The following paper is accepted to Robotics: Science and Systems (RSS 2020)

  • Generalized Tsallis Entropy Reinforcement Learning and Its Application to Soft Mobile Robots by Kyungjae Lee, Sungyub Kim, Sungbin Lim, Sungjoon Choi, Mineui Hong, Jaein Kim, Yong-Lae Park, and Songhwai Oh
    • Abstract: In this paper, we present a new class of Markov decision processes (MDPs), called Tsallis MDPs, with Tsallis entropy maximization, which generalizes existing maximum entropy reinforcement learning (RL). A Tsallis MDP provides a unified framework for the original RL problem and RL with various types of entropy, including the well-known standard Shannon-Gibbs (SG) entropy, using an additional real-valued parameter, called an entropic index. By controlling the entropic index, we can generate various types of entropy, including the SG entropy, and a different entropy results in a different class of the optimal policy in Tsallis MDPs.
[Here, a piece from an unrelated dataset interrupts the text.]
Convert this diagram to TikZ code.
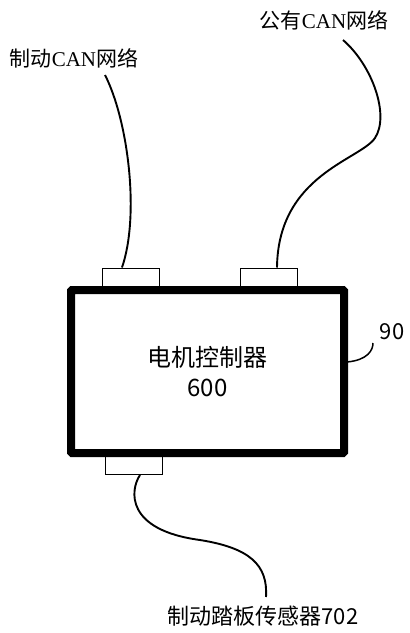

We also provide a full mathematical analysis of Tsallis MDPs. Our theoretical result enables us to use any positive entropic index in RL. To handle complex and large-scale problems such as learning a controller for soft mobile robot, we also propose a Tsallis actor-critic (TAC). For a different type of RL problems, we find that a different value of the entropic index is desirable and empirically show that TAC with a proper entropic index outperforms the state-of-the-art actor-critic methods. Furthermore, to alleviate the effort for finding the proper entropic index, we propose a linear scheduling method where an entropic index linearly increases as the number of interactions increases. In simulations, the linear scheduling shows the fast convergence speed and a similar performance to TAC with the optimal entropic index, which is a useful property for real robot applications. We also apply TAC with the linear scheduling to learn a feedback controller of a soft mobile robot and shows the best performance compared to other existing actor critic methods in terms of convergence speed and the sum of rewards. Consequently, we empirically show that the proposed method efficiently learns a controller of soft mobile robots.